Here’s a guide to the interactive map:

  • Colours represent organic communities (AKA. value groups)
  • Lines indicate follow/followed relationships
  • Node size refers to influence (bigger the better), as calculate by the number of connections

It’s these sorts of visualisations that empower the theoretical side of the PR industry and why some aspects can only be understood from that angle. Do take a deep breath and dive into this post written by David Phillips in November 2012. In the post Phillips talks candidly about his struggle to devise a concept that would bring PR theory in line with what we know about the internet. He had a brainwave…

“It goes back to some work I did on tokens and values in which we identify people and organisation as the nexus of values; the work of Bruno Amaral who showed that people cluster round commonly held values (an empirical study); Thoughts about wealth being based on relationships… In an era of mass-media dilution, communication has a higher and growing dependency on network communication as a mechanism to introduce individuals to the story of the hour. It is this development that is the evolving and critical element that PR theory has to address most urgently. We need to see why and how values (some of them being no more than a hyperlink) spread in networks and how this is different to mass media ‘communication’.”

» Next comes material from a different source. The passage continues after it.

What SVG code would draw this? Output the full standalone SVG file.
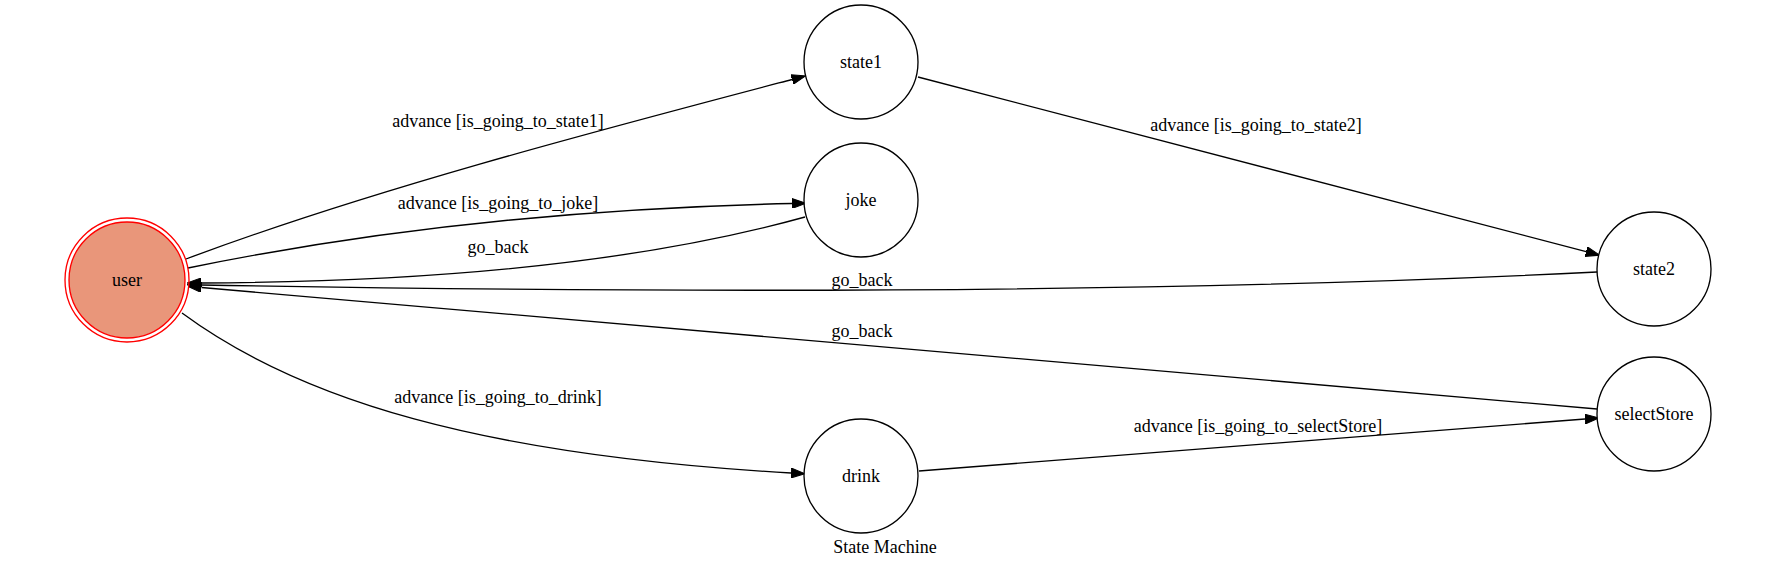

From 2012 there have been a number of studies to attempt showing the network effect of social media communication but the challenge was to devise a method of instantly tracking network changes, based upon content being shared. At the centre of this, is the foundational understanding that people will congregate around values online (in actual fact the rabbit hole goes much deeper on this issue, but this is a matter for another blog post).

These network graphs highlight another important observation about how we use social media. Even with freedom of expression and ability to link in non-mutual relationships, as a species we are still bound by our very nature. Something that anthropologists may refer to as Dunbar’s number, we tend to communicate in an average group size of 150 people. Any more than this and we are unable to maintain stable social relationships. Different industries need to be aware of this limitation as previous research as shown me that:

  • The PR industry (PRCA & CIPR practitioners) tend to fall into a network pickle. We broadcast content, share and reach agreement as an internal community, rather than engaging with practitioners outside of our digital social circles. Therefore, for most of us, social media is simply a massive echo chamber for internal debate. When, in reality, it’s probably our clients that would benefit from most the materials we create.
  • We aren’t the only ones to fall into this trap, previous research has shown me that the travel blogging community is similar. With some of the top bloggers creating engagement between themselves rather than reaching out to the ‘general public’. It’s too be expected, social media may eventually influence our natural behaviours but for the moment we’re still only humans!

These sorts of visualisations start to get really interesting when applied to other social networks, such as LinkedIn or Quora. Thanks to the research capabilities at Keene Communications and Social Media Research Foundation, I’m getting closer each day.